After their preparatory work, they decided the best way to rob the library would be to pose as visitors and steal the books in broad daylight. If they could remove Gooch from the equation, they figured they would able to sneak the goods out of the building through a rear exit in the basement. After running out of ideas for a nonviolent way to quietly restrain her, it was eventually decided Gooch would be neutralized with a Taser. As for selling the merchandise, Lipka, through some shady connections, assured the group he had a buyer lined up in Europe. Reinhard even gave Lipka thousands of dollars for a trip to the Netherlands, where he supposedly met with mysterious black market art dealers. (Some group members, including Reinhard, have expressed doubt Lipka ever actually took the trip).
Using codenames based off the ill-fated characters from Reservoir Dogs, they worked out their responsibilities for the big day. Mr. Green (Reinhard) would play lookout, because as a Transylvania student, he might be recognized in the library. Mr. Yellow (Lipka) reluctantly agreed to restrain Gooch and Mr. Black (Borsuk) would help him carry the deceivingly heavy books. Mr. Pink (Allen, who really hated his code name) would drive getaway.
Unsurprisingly, nothing went as planned. They bailed completely on their first attempt, which included the entire group disguising themselves as old men, after they became paranoid about a librarians’ meeting in the Rare Book Room. When they returned the next day, without disguises, Gooch was alone — but the Taser failed to knock her unconscious. Instead, she started screaming in pain and begging for help before Lipka was ultimately able to bind and gag her.
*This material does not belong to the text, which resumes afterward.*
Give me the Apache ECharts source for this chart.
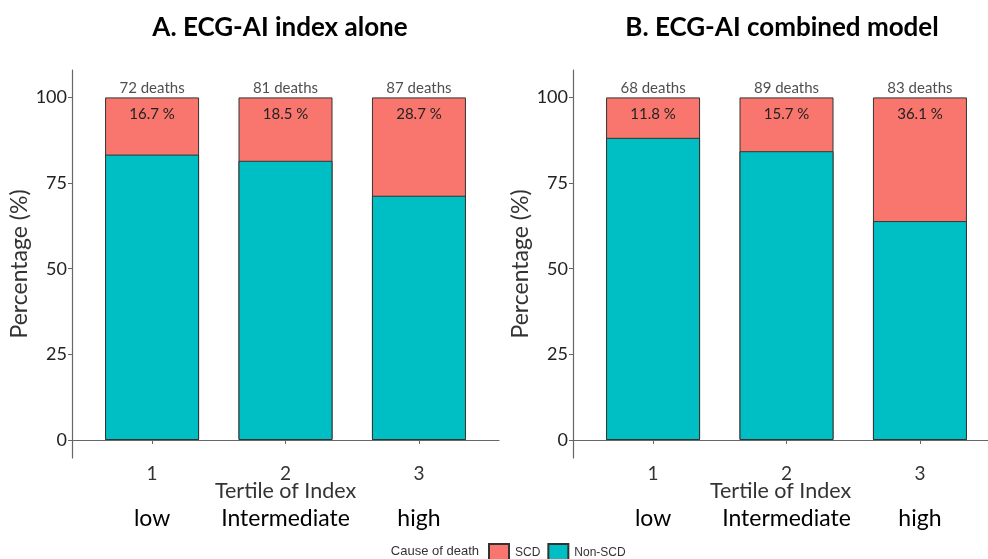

After wasting an eternity fumbling for the key to the Audubon’s case, they carried the 250 pound book to the back elevator and took it to the basement, which, to their horror, was pitch black. Unable to navigate to the exit, they had no choice but to take the elevator to the first floor, where in sight of the entire library, they shuffled through a set of doors into a back stairwell. When they saw a librarian following after them, they dropped the books and ran.
Back inside Allen’s van, both were initially convinced that they had come away with nothing. But after checking their bags, they discovered nearly $750,000 worth of rare books and manuscripts, including an 1859 first edition of Darwin’s On the Origin of Species by Means of Natural Selection valued at $25,000, according to Vanity Fair, which profiled the heist in 2004.
Amazingly, the four amateur criminals would go on to evade capture for weeks. After the heist, which they had planned to coincide with their finals, they drove to New York City and attempted to have the books appraised at Christie’s, one the biggest auction houses in the world. The blackmarket buyers, Lipka says, would not accept the merchandise without a certificate of appraisal from a major auction house. Despite dressing in their best suits and presenting themselves as emissaries of a reclusive, art collecting relative, they failed to find a receptive audience at Christie’s.
A detective later told Vanity Fair that if they hadn’t used the same email address at Christie’s that they used to make their appointment with the library — or if Reinhard hadn’t left his home number with the auction — they probably would have gotten away with it.
But with round the clock F.B.I. surveillance, including an undercover detective posing as a Transy student, it didn’t take long for investigators to connect the dots. And when Reinhard finally realized he had used the same email twice, he and his accomplices knew it was only a matter of time too.
On Feb. 11 2005, a SWAT team broke down the front door of a bungalow where Lipka and Allen were staying with a battering ram. A 20-man task force of Lexington police and F.B.I. agents hauled them away, along with the stolen books, written plans for the heist, wigs, costumes and stun guns. The rest were apprehended in near-simultaneous raids.
While Lipka was painted as the group’s ringleader for a time by prosecutors, the crew refused to testify against one another and each were given identical sentences, ultimately serving over seven years in prison.
As for why these four bright, promising students carried out such a crime, the movie, and the perpetrators themselves, do not have a single, satisfying answer. In an interview at the end of the film, Gooch wonders aloud whether the boys even knew why they did it, adding that in her opinion, plain selfishness was mostly to blame.
“You can go all over the place with the reasons: Youth, hubris, rebelling against your own upbringing,” Lipka, who was dealing with his parent’s difficult divorce at the time, offers. “There is no straight answer. It was a confluence of pretty crazy moves that spiraled out of control.”
The entire group hopes their mistakes will serve as a cautionary tale. “I wanted some type of experience that was going to drastically change my life, and I think there are lots of healthy ways to do that” without committing an art heist, Reinhard says.
“I’d encourage people to find ways to get out of their comfort zones and to learn about what other people’s lives are like,” he adds. “I didn’t know to fully appreciate my privilege, because I was operating under this idea that it was somehow earned.”
Lipka now lives in Philadelphia, where he recently earned his master’s degree in Media Arts and Cinema Technology. While he would never recommend prison, he found his time there was actually “a good thing” for him, explaining, “There’s not a meal or a hug that I don’t enjoy; it’s a real second lease on life.”
Reinhard, who still keeps in touch with Lipka and is proud of his old friend’s success, is currently living in Columbia with his wife and daughter.
American Animals hits theaters June 1.